Understanding Disney's Right of First Refusal in DVC Resales
If you are buying a DVC contract on the resale market, there is one step in the process that every buyer needs to understand before making an offer: Disney's Right of First Refusal, commonly called ROFR. It affects every single DVC resale transaction, and not knowing how it works can lead to a frustrating surprise after you think you have a deal locked up.
Here is the short version: when you agree to purchase a DVC resale contract, that agreement gets sent to Disney before the sale can close. Disney then has 30 days to decide whether to let the sale proceed or to step in and purchase the contract themselves at the price you negotiated. If Disney takes it, you get your deposit back, the seller still gets paid, and you are back to square one in your search.
This is not a new policy and it is not arbitrary. It is a contractual right that Disney built into every DVC membership agreement from the beginning. Understanding how Disney actually uses this right, when they take contracts and when they pass, is what separates a smooth resale purchase from one that gets stuck in ROFR repeatedly.
What ROFR Actually Is
Right of First Refusal is a legal mechanism, not a vacation policy or a buyer protection. It is a right that Disney holds as part of the original DVC deed structure. When a DVC owner sells their contract, the deed restrictions require that Disney be notified and given the opportunity to purchase the contract at the same price and terms the buyer agreed to.
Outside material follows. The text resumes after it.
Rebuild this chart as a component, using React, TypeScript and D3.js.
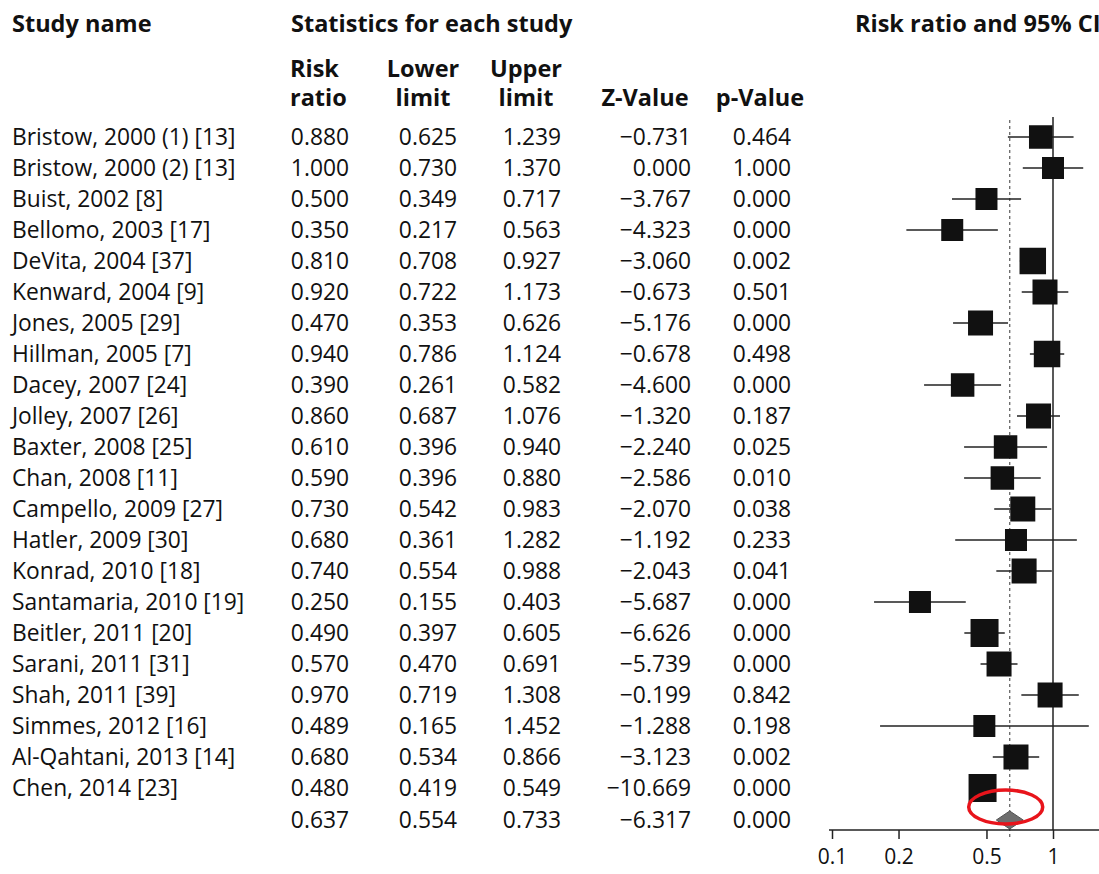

Disney is not evaluating whether the transaction is fair to you or to the seller. They are simply deciding whether buying back that particular contract at that price makes business sense for them. The decision is entirely Disney's to make, and they do not negotiate or explain it.
There are two outcomes. Disney either waives ROFR, meaning they pass on purchasing and the transaction proceeds to closing with you as the buyer, or they exercise ROFR, meaning they purchase the contract themselves and you receive a full refund of your earnest money deposit. No partial outcomes, no negotiations mid-process. It is binary.
How the ROFR Timeline Works
Once you and the seller sign a purchase agreement, the documents are submitted to Disney for ROFR review. Disney has up to 30 calendar days to respond, though the actual timeframe varies. Busy periods like the holidays or major park events can push the timeline toward the full 30 days. Quieter periods sometimes see responses in under two weeks.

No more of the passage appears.